-- Problem to solve --
Reproduce the full listing that appears beneath this instruction exactly.

-- Source material --
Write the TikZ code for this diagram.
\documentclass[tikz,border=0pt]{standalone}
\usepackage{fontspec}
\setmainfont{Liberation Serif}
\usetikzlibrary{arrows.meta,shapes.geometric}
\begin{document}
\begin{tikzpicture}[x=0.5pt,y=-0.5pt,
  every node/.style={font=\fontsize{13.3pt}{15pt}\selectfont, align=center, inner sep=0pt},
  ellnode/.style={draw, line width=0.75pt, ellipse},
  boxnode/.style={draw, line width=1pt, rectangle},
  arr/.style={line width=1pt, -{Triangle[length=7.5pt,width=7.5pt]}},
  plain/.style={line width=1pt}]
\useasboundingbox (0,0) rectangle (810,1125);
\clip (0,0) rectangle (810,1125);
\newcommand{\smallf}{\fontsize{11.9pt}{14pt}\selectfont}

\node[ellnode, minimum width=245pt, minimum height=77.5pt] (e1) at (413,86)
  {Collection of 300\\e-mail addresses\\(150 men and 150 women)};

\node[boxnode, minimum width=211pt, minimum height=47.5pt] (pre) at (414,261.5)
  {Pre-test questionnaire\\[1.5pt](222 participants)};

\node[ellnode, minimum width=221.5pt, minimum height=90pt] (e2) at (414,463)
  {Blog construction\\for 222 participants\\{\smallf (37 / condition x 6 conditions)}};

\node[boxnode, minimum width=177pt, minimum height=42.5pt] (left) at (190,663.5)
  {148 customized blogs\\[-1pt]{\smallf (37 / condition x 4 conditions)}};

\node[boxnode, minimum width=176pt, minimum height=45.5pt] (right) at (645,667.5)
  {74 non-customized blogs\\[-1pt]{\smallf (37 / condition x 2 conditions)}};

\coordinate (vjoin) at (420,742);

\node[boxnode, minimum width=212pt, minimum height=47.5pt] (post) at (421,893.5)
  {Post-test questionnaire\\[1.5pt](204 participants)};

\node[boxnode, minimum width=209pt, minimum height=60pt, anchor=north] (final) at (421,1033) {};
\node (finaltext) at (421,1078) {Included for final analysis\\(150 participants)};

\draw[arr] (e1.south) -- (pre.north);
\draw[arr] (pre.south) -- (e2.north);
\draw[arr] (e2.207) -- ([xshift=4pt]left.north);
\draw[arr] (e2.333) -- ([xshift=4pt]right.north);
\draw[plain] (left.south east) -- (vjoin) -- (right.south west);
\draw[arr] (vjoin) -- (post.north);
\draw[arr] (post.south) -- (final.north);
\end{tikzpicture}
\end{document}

-- Response --
Write the TikZ code for this diagram.
\documentclass[tikz,border=0pt]{standalone}
\usepackage{fontspec}
\setmainfont{Liberation Serif}
\usetikzlibrary{arrows.meta,shapes.geometric}
\begin{document}
\begin{tikzpicture}[x=0.5pt,y=-0.5pt,
  every node/.style={font=\fontsize{13.3pt}{15pt}\selectfont, align=center, inner sep=0pt},
  ellnode/.style={draw, line width=0.75pt, ellipse},
  boxnode/.style={draw, line width=1pt, rectangle},
  arr/.style={line width=1pt, -{Triangle[length=7.5pt,width=7.5pt]}},
  plain/.style={line width=1pt}]
\useasboundingbox (0,0) rectangle (810,1125);
\clip (0,0) rectangle (810,1125);
\newcommand{\smallf}{\fontsize{11.9pt}{14pt}\selectfont}

\node[ellnode, minimum width=245pt, minimum height=77.5pt] (e1) at (413,86)
  {Collection of 300\\e-mail addresses\\(150 men and 150 women)};

\node[boxnode, minimum width=211pt, minimum height=47.5pt] (pre) at (414,261.5)
  {Pre-test questionnaire\\[1.5pt](222 participants)};

\node[ellnode, minimum width=221.5pt, minimum height=90pt] (e2) at (414,463)
  {Blog construction\\for 222 participants\\{\smallf (37 / condition x 6 conditions)}};

\node[boxnode, minimum width=177pt, minimum height=42.5pt] (left) at (190,663.5)
  {148 customized blogs\\[-1pt]{\smallf (37 / condition x 4 conditions)}};

\node[boxnode, minimum width=176pt, minimum height=45.5pt] (right) at (645,667.5)
  {74 non-customized blogs\\[-1pt]{\smallf (37 / condition x 2 conditions)}};

\coordinate (vjoin) at (420,742);

\node[boxnode, minimum width=212pt, minimum height=47.5pt] (post) at (421,893.5)
  {Post-test questionnaire\\[1.5pt](204 participants)};

\node[boxnode, minimum width=209pt, minimum height=60pt, anchor=north] (final) at (421,1033) {};
\node (finaltext) at (421,1078) {Included for final analysis\\(150 participants)};

\draw[arr] (e1.south) -- (pre.north);
\draw[arr] (pre.south) -- (e2.north);
\draw[arr] (e2.207) -- ([xshift=4pt]left.north);
\draw[arr] (e2.333) -- ([xshift=4pt]right.north);
\draw[plain] (left.south east) -- (vjoin) -- (right.south west);
\draw[arr] (vjoin) -- (post.north);
\draw[arr] (post.south) -- (final.north);
\end{tikzpicture}
\end{document}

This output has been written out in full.